Yeni tip koronavirüs (Kovid-19) aşı çalışmalarına da değinen Ünal, Türkiye’de de 16 farklı aşı çalışması bulunduğunu, bunların klinik öncesi çalışmalarının tamamlandığını ancak 15’inin klinik çalışmalarda kullanılabilecek aşıyı üretebilecek standartta tesisinin bulunmadığını belirtti.
Temel kısıtlama, klinik deneyleri yapacak tesisimizin olmaması. Klinik deneyde kullanılacak aşıyı üretecek tesisimiz yok. Türkiye’deki 16 farklı aşı çalışmasından sadece birine izin verildi. Faz-1 için 40 kişilik aşı üretildi, binlerce kişide test yapılacak. Klinik aşılardan sadece yüzde 20’si halka uygulanabiliyor. Birden fazla aşıya klinik çalışma yapabilecek olanakların oluşturulması kanaatindeyim, gerekli uluslararası standartlara haiz tesisimiz yok. 15 çalışma, bu yüzden bekleme safhasında.

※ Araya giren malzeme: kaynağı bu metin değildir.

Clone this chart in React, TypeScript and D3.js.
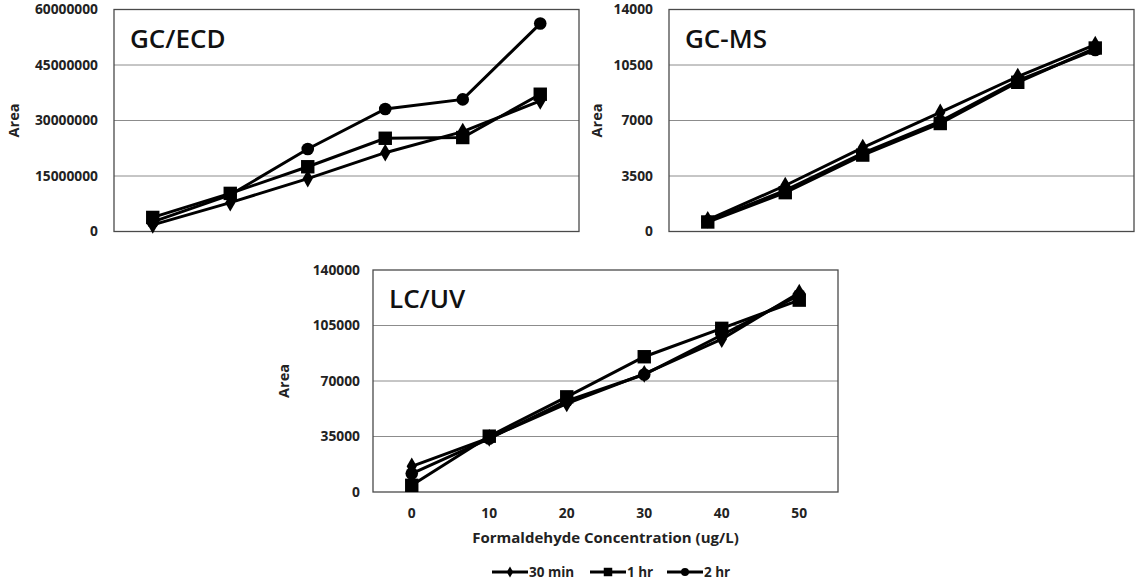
import * as d3 from 'd3'

const concentrations = ['0', '10', '20', '30', '40', '50']
const seriesNames = ['30 min', '1 hr', '2 hr']

// GC/ECD
const ecd30min = [1800000, 7800000, 14300000, 21300000, 27000000, 35300000]
const ecd1hr = [3800000, 10300000, 17500000, 25200000, 25400000, 37100000]
const ecd2hr = [2600000, 9900000, 22300000, 33100000, 35700000, 56200000]
const ecdTicks = [0, 15000000, 30000000, 45000000, 60000000]

// GC-MS
const ms30min = [740, 2900, 5290, 7510, 9770, 11780]
const ms1hr = [600, 2450, 4820, 6810, 9410, 11570]
const ms2hr = [650, 2600, 4950, 6950, 9520, 11450]
const msTicks = [0, 3500, 7000, 10500, 14000]

// LC/UV
const uv30min = [16200, 34100, 55800, 74500, 96400, 125700]
const uv1hr = [4200, 35200, 60000, 85300, 103200, 121000]
const uv2hr = [11600, 33700, 57500, 74100, 99000, 124200]
const uvTicks = [0, 35000, 70000, 105000, 140000]

const FONT = '"Open Sans", sans-serif'
const markers = [d3.symbolDiamond, d3.symbolSquare, d3.symbolCircle]
const markerSize = [90, 180, 125]

type PanelProps = {
  title: string
  x: number
  y: number
  series: number[][]
  ticks: number[]
  showX?: boolean
  labelGap: number
  areaX: number
}

function Panel({ title, x, y, series, ticks, showX, labelGap, areaX }: PanelProps) {
  const w = 465
  const h = 222
  const xs = d3.scalePoint<string>().domain(concentrations).range([0, w]).padding(0.5)
  const ys = d3.scaleLinear().domain([0, ticks[ticks.length - 1]]).range([h, 0])
  const line = d3.line<number>()
    .x((_, i) => xs(concentrations[i]) as number)
    .y(d => ys(d))

  return (
    <g transform={`translate(${x},${y})`}>
      {ticks.slice(1, -1).map(t => (
        <line key={t} x1={0} x2={w} y1={ys(t)} y2={ys(t)} stroke="#8c8c8c" strokeWidth={1} />
      ))}
      <rect x={0} y={0} width={w} height={h} fill="none" stroke="#4a4a4a" strokeWidth={1.3} />
      {ticks.map(t => (
        <text key={t} x={-labelGap} y={ys(t)} dy="0.35em" textAnchor="end"
          fontFamily={FONT} fontWeight={700} fontSize={13.8} fill="#222">{t}</text>
      ))}
      <text transform={`translate(${areaX},${h / 2}) rotate(-90)`} textAnchor="middle" dy="0.35em"
        fontFamily={FONT} fontWeight={700} fontSize={14.5} fill="#222">Area</text>
      <text x={16} y={38} fontFamily={FONT} fontWeight={600} fontSize={26} fill="#111">{title}</text>
      {series.map((s, si) => (
        <g key={si}>
          <path d={line(s) ?? ''} fill="none" stroke="#000" strokeWidth={3} />
          {s.map((v, i) => (
            <path key={i} transform={`translate(${xs(concentrations[i])},${ys(v)})`}
              d={d3.symbol(markers[si], markerSize[si])() ?? ''} fill="#000" />
          ))}
        </g>
      ))}
      {showX && concentrations.map(c => (
        <text key={c} x={xs(c)} y={h + 21} dy="0.35em" textAnchor="middle"
          fontFamily={FONT} fontWeight={700} fontSize={13.8} fill="#222">{c}</text>
      ))}
      {showX && (
        <text x={w / 2} y={h + 46} dy="0.35em" textAnchor="middle"
          fontFamily={FONT} fontWeight={700} fontSize={15} fill="#222">Formaldehyde Concentration (ug/L)</text>
      )}
    </g>
  )
}

function Legend({ x, y }: { x: number; y: number }) {
  const offsets = [0, 98, 175]
  return (
    <g transform={`translate(${x},${y})`}>
      {seriesNames.map((n, i) => (
        <g key={n} transform={`translate(${offsets[i]},0)`}>
          <line x1={0} x2={36} y1={0} y2={0} stroke="#000" strokeWidth={3} />
          <path transform="translate(18,0)" d={d3.symbol(markers[i], markerSize[i] * 0.4)() ?? ''} fill="#000" />
          <text x={37} y={0} dy="0.35em" fontFamily={FONT} fontWeight={700} fontSize={13.5} fill="#222">{n}</text>
        </g>
      ))}
    </g>
  )
}

export default function App() {
  return (
    <svg width={1137} height={585} style={{ position: 'absolute', left: 0, top: 0, background: '#fff' }}>
      <rect width={1137} height={585} fill="#fff" />
      <Panel title="GC/ECD" x={114} y={9.5} series={[ecd30min, ecd1hr, ecd2hr]} ticks={ecdTicks}
        labelGap={16} areaX={-100} />
      <Panel title="GC-MS" x={669} y={9.5} series={[ms30min, ms1hr, ms2hr]} ticks={msTicks}
        labelGap={16} areaX={-72} />
      <Panel title="LC/UV" x={373} y={270} series={[uv30min, uv1hr, uv2hr]} ticks={uvTicks}
        labelGap={13} areaX={-89} showX />
      <Legend x={492} y={572} />
    </svg>
  )
}
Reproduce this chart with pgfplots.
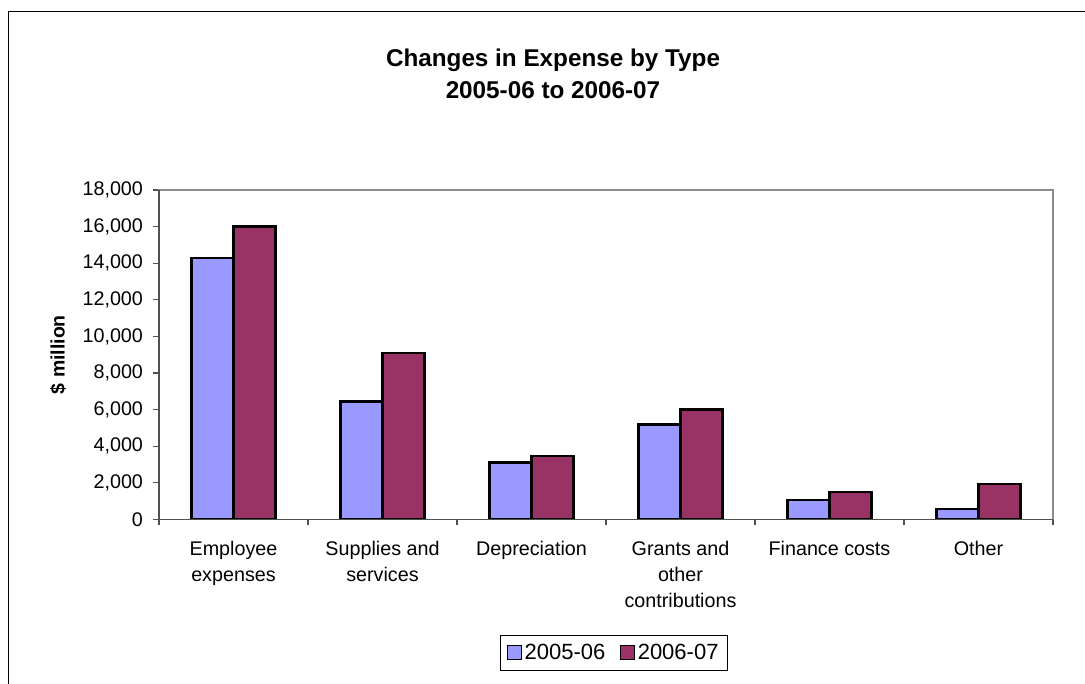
\documentclass[border=0pt]{standalone}
\usepackage{fontspec}
\setmainfont{Liberation Sans}
\usepackage{pgfplots}
\pgfplotsset{compat=1.18}
\definecolor{bluebar}{HTML}{9999FF}
\definecolor{purplebar}{HTML}{993366}
\definecolor{axgray}{HTML}{8C8C8C}
\definecolor{axdark}{HTML}{505050}
\begin{document}
\begin{tikzpicture}
\useasboundingbox (0,0) rectangle (813.75pt,-513pt);
\draw[black, line width=0.8pt] (6.2pt,-513pt) -- (6.2pt,-8.8pt) -- (813.75pt,-8.8pt);
\node[align=center, font=\fontsize{18.2}{24}\selectfont\bfseries] at (414.75pt,-55.5pt) {Changes in Expense by Type\\2005-06 to 2006-07};
\node[rotate=90, font=\fontsize{14.6}{17}\selectfont\bfseries] at (43.5pt,-266pt) {\$ million};
\begin{axis}[
  at={(119.25pt,-389.5pt)}, anchor=south west,
  scale only axis, width=670.5pt, height=247pt,
  xmin=-0.5, xmax=5.5, ymin=0, ymax=18000,
  ytick={0,2000,...,18000},
  scaled y ticks=false,
  /pgf/number format/1000 sep={,},
  /pgf/number format/assume math mode=true,
  y tick label style={xshift=-4pt},
  ticklabel style={font=\fontsize{14.8}{19.5}\selectfont},
  xtick={0,...,5},
  xticklabels={{Employee\\expenses},{Supplies and\\services},Depreciation,{Grants and\\other\\contributions},Finance costs,Other},
  x tick label style={align=center, yshift=-8.5pt},
  major x tick style={draw=none},
  minor xtick={-0.5,0.5,...,5.5},
  tick align=outside, xtick pos=bottom, ytick pos=left,
  major tick length=4.5pt, minor tick length=4.5pt,
  tick style={axdark, line width=0.8pt},
  axis line style={axgray, line width=1.2pt},
  ybar=0pt, bar width=31.5pt,
  legend style={at={(0.509,-0.405)}, anchor=center, legend columns=2, draw=black, line width=0.8pt,
    font=\fontsize{16.5}{19}\selectfont, inner xsep=5pt, inner ysep=4.5pt,
    nodes={inner xsep=2pt},
    /tikz/every even column/.append style={column sep=9pt}},
  legend cell align=left,
  after end axis/.code={
    \draw[axdark, line width=1pt] (rel axis cs:0,1) -- (rel axis cs:0,0) -- (rel axis cs:1,0);
  },
]
\addplot[fill=bluebar, draw=black, line width=1.8pt,
  legend image code/.code={\draw[fill=bluebar, draw=black, line width=0.9pt] (0pt,-5.2pt) rectangle (10.4pt,5.2pt);}]
  coordinates {(0,14280) (1,6430) (2,3100) (3,5180) (4,1070) (5,550)};
\addplot[fill=purplebar, draw=black, line width=1.8pt,
  legend image code/.code={\draw[fill=purplebar, draw=black, line width=0.9pt] (0pt,-5.2pt) rectangle (10.4pt,5.2pt);}]
  coordinates {(0,16000) (1,9080) (2,3450) (3,6000) (4,1500) (5,1930)};
\legend{2005-06,2006-07}
\end{axis}
\end{tikzpicture}
\end{document}
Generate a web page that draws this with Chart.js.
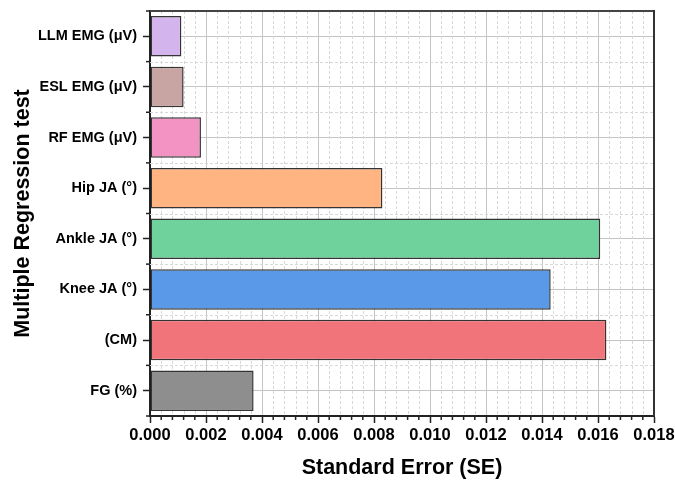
<!DOCTYPE html>
<html>
<head>
<meta charset="utf-8">
<script src="https://cdn.jsdelivr.net/npm/chart.js@4/dist/chart.umd.min.js"></script>
<style>
  html, body { margin: 0; padding: 0; background: #fff; }
  #wrap { width: 675px; height: 481px; }
</style>
</head>
<body>
<div id="wrap"><canvas id="c" width="675" height="481"></canvas></div>
<script>
// Predictors, listed top to bottom
const categories = ['LLM EMG (\u03bcV)', 'ESL EMG (\u03bcV)', 'RF EMG (\u03bcV)', 'Hip JA (\u00b0)',
                    'Ankle JA (\u00b0)', 'Knee JA (\u00b0)', '(CM)', 'FG (%)'];
// Standard error of each predictor
const seValues = [0.00112, 0.0012, 0.00182, 0.0083, 0.01608, 0.01431, 0.0163, 0.0037];
const barColors = ['#D4B4EC', '#C8A4A2', '#F293C4', '#FFB482', '#6FD19B', '#5A99E8', '#F07479', '#8E8E8E'];
// Axis range and steps
const xMin = 0, xMax = 0.018, xMajorStep = 0.002, xMinorStep = 0.0004;

const FONT = "'Liberation Sans', Arial, sans-serif";

// Dashed minor grid, minor tick marks and the top/right frame
const frameAndMinor = {
  id: 'frameAndMinor',
  beforeDatasetsDraw(chart) {
    const {ctx, chartArea: a, scales: {x, y}} = chart;
    ctx.save();
    ctx.strokeStyle = '#d8d8d8';
    ctx.lineWidth = 1;
    ctx.setLineDash([3, 2]);
    const nMinor = Math.round((xMax - xMin) / xMinorStep);
    for (let k = 1; k < nMinor; k++) {
      if (k % 5 === 0) continue;
      const px = Math.round(x.getPixelForValue(xMin + k * xMinorStep)) + 0.5;
      ctx.beginPath(); ctx.moveTo(px, a.top); ctx.lineTo(px, a.bottom); ctx.stroke();
    }
    for (let i = 0; i < categories.length - 1; i++) {
      const py = Math.round(y.getPixelForValue(i + 0.5)) + 0.5;
      ctx.beginPath(); ctx.moveTo(a.left, py); ctx.lineTo(a.right, py); ctx.stroke();
    }
    ctx.restore();
  },
  afterDatasetsDraw(chart) {
    const {ctx, chartArea: a, scales: {x, y}} = chart;
    ctx.save();
    ctx.setLineDash([]);
    // minor ticks
    ctx.strokeStyle = '#222';
    ctx.lineWidth = 1.5;
    const nMinor = Math.round((xMax - xMin) / xMinorStep);
    for (let k = 1; k < nMinor; k++) {
      if (k % 5 === 0) continue;
      const px = x.getPixelForValue(xMin + k * xMinorStep);
      ctx.beginPath(); ctx.moveTo(px, a.bottom); ctx.lineTo(px, a.bottom + 4); ctx.stroke();
    }
    for (let i = -1; i < categories.length; i++) {
      const py = y.getPixelForValue(i + 0.5);
      ctx.beginPath(); ctx.moveTo(a.left - 4, py); ctx.lineTo(a.left, py); ctx.stroke();
    }
    // frame
    ctx.lineWidth = 2;
    ctx.strokeStyle = '#444';
    ctx.beginPath(); ctx.moveTo(a.left, a.top); ctx.lineTo(a.right, a.top); ctx.stroke();
    ctx.strokeStyle = '#333';
    ctx.beginPath(); ctx.moveTo(a.right, a.top - 1); ctx.lineTo(a.right, a.bottom); ctx.stroke();
    ctx.restore();
  }
};

new Chart(document.getElementById('c'), {
  type: 'bar',
  data: {
    labels: categories,
    datasets: [{
      data: seValues,
      backgroundColor: barColors,
      borderColor: 'rgba(30,30,30,0.9)',
      borderWidth: 1.5,
      borderSkipped: false,
      categoryPercentage: 1,
      barPercentage: 0.8
    }]
  },
  options: {
    indexAxis: 'y',
    responsive: false,
    animation: false,
    events: [],
    layout: { padding: { top: 11, right: 21, bottom: 0, left: 0 } },
    plugins: { legend: { display: false }, tooltip: { enabled: false } },
    scales: {
      x: {
        type: 'linear',
        min: xMin,
        max: xMax,
        afterFit(s) { s.height = 65; s.paddingLeft = 0; s.paddingRight = 0; },
        ticks: {
          stepSize: xMajorStep,
          color: '#000',
          padding: 3,
          font: { family: FONT, size: 16.5, weight: 'bold' },
          callback: (v) => Number(v).toFixed(3)
        },
        grid: { color: '#c4c4c4', lineWidth: 1, tickColor: '#222', tickLength: 7, tickWidth: 1.5 },
        border: { color: '#222', width: 2 },
        title: {
          display: true,
          text: 'Standard Error (SE)',
          color: '#000',
          font: { family: FONT, size: 21.5, weight: 'bold' },
          padding: { top: 0, bottom: 0 }
        }
      },
      y: {
        afterFit(s) { s.width = 150; s.paddingTop = 0; s.paddingBottom = 0; },
        ticks: {
          color: '#000',
          padding: 6,
          font: { family: FONT, size: 14.5, weight: 'bold' }
        },
        grid: { offset: false, color: '#c4c4c4', lineWidth: 1, tickColor: '#222', tickLength: 7, tickWidth: 1.5 },
        border: { color: '#222', width: 2 },
        title: {
          display: true,
          text: 'Multiple Regression test',
          color: '#000',
          font: { family: FONT, size: 21.5, weight: 'bold' },
          padding: { top: 10, bottom: 0 }
        }
      }
    }
  },
  plugins: [frameAndMinor]
});
</script>
</body>
</html>
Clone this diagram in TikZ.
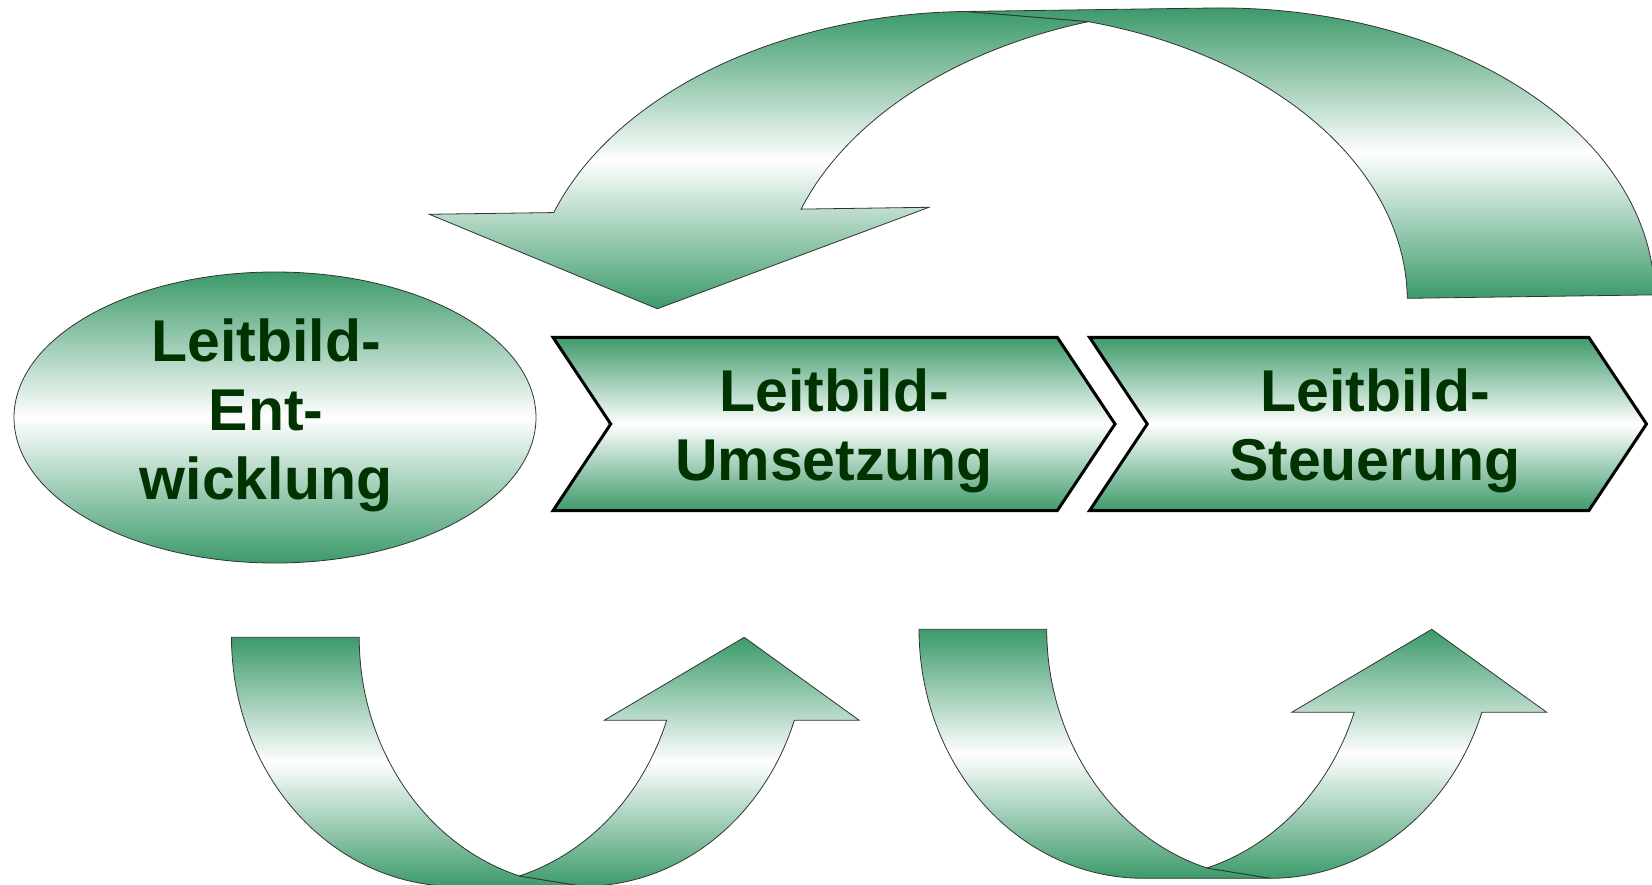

“Kapatılması yerine güncellenmesi daha doğru bir karar olurdu”
Refik Saydam Hıfzısıhha Enstitüsü’nün günceli yakalayamayacak hale getirilmesini eleştiren Ünal, atıl duruma düşen enstitünün kapatılmasının yanlış bir karar olduğunu savundu:
Teknolojisi olan kazanıyor. Güncele ilişkin yatırım yapmaz, atıl duruma düşürür, rekabet edemez hale getirirseniz, kapatmak çözüm politikası olarak sunulabilir ama asıl, bu düşüşe izin verilmemesi gerekirdi. Kapatılması yerine güncellenmesi daha doğru, doğru bir karar olurdu. Maliyet gerektirirdi ama sağlık için bu maliyet karşılanmalıydı. Ben finansçı değilim, net bir bilgim yok ancak orasının atıl duruma gelmemesi için harcanacak para ile aşıların yurtdışından alınmasını ve buna karşılık yurtdışına transfer edilen parayı kıyasladığımızda, dışardan sürekli alınan şeyin daha pahalıya geleceğini düşünüyorum.